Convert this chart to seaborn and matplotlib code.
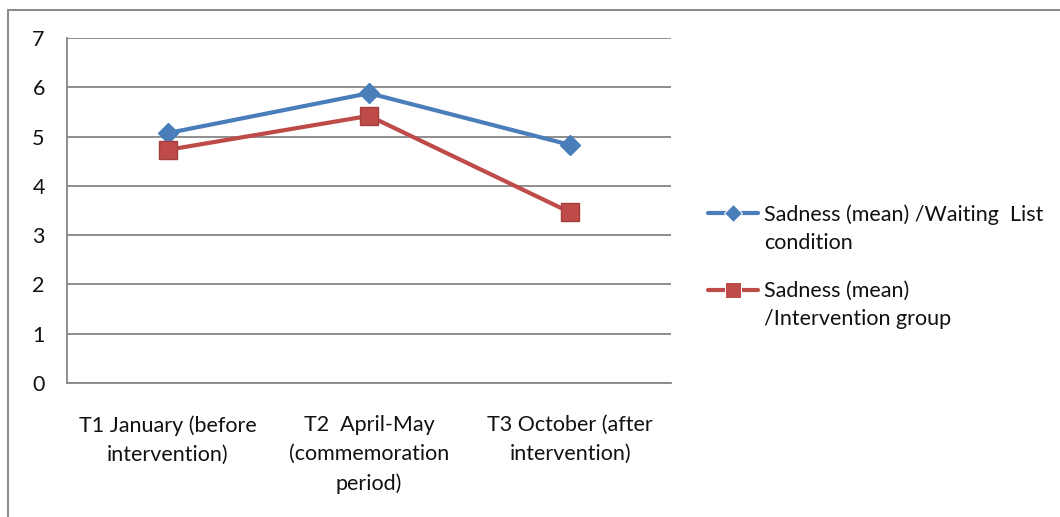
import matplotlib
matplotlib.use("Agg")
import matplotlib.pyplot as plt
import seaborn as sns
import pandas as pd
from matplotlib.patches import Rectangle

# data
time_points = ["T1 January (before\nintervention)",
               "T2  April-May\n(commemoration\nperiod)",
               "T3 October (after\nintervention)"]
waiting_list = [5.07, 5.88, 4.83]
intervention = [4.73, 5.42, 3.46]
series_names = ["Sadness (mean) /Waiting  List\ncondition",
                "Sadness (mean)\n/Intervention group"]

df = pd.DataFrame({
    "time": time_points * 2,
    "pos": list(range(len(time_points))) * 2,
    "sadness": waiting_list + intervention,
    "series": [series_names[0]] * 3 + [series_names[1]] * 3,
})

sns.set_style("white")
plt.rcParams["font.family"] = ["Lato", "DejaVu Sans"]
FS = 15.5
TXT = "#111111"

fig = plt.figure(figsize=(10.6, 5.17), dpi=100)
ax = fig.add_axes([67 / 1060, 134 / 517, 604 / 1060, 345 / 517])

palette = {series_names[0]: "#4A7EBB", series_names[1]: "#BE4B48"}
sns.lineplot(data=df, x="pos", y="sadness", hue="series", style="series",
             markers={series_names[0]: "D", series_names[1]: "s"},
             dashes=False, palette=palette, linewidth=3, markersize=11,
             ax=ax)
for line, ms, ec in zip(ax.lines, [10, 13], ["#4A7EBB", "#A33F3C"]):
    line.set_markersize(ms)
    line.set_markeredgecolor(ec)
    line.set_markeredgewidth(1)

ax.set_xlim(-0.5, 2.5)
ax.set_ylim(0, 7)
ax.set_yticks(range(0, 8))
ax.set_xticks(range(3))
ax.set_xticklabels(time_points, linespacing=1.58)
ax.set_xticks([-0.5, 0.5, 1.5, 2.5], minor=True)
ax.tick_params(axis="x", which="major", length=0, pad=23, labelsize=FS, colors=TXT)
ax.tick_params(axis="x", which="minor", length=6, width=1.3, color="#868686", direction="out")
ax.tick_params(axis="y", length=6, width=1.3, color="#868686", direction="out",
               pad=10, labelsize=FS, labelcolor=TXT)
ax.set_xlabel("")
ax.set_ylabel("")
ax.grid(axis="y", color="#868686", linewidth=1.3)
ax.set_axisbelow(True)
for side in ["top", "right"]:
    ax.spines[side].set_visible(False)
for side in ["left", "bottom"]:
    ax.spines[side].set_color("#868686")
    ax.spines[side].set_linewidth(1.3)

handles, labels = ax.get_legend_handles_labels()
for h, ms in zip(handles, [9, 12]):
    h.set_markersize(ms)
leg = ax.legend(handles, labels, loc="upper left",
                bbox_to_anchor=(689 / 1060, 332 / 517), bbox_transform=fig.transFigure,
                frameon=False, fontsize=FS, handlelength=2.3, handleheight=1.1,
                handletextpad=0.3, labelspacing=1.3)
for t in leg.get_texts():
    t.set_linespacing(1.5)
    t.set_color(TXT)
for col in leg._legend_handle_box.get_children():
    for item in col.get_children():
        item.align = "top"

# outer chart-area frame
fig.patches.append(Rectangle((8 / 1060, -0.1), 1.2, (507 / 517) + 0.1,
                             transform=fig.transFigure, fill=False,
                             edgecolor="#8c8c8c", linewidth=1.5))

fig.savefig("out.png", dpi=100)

==*==

## Your goal
Return each line that includes "matplotlib".

## Answer
Convert this chart to seaborn and matplotlib code.
import matplotlib
matplotlib.use("Agg")
import matplotlib.pyplot as plt
from matplotlib.patches import Rectangle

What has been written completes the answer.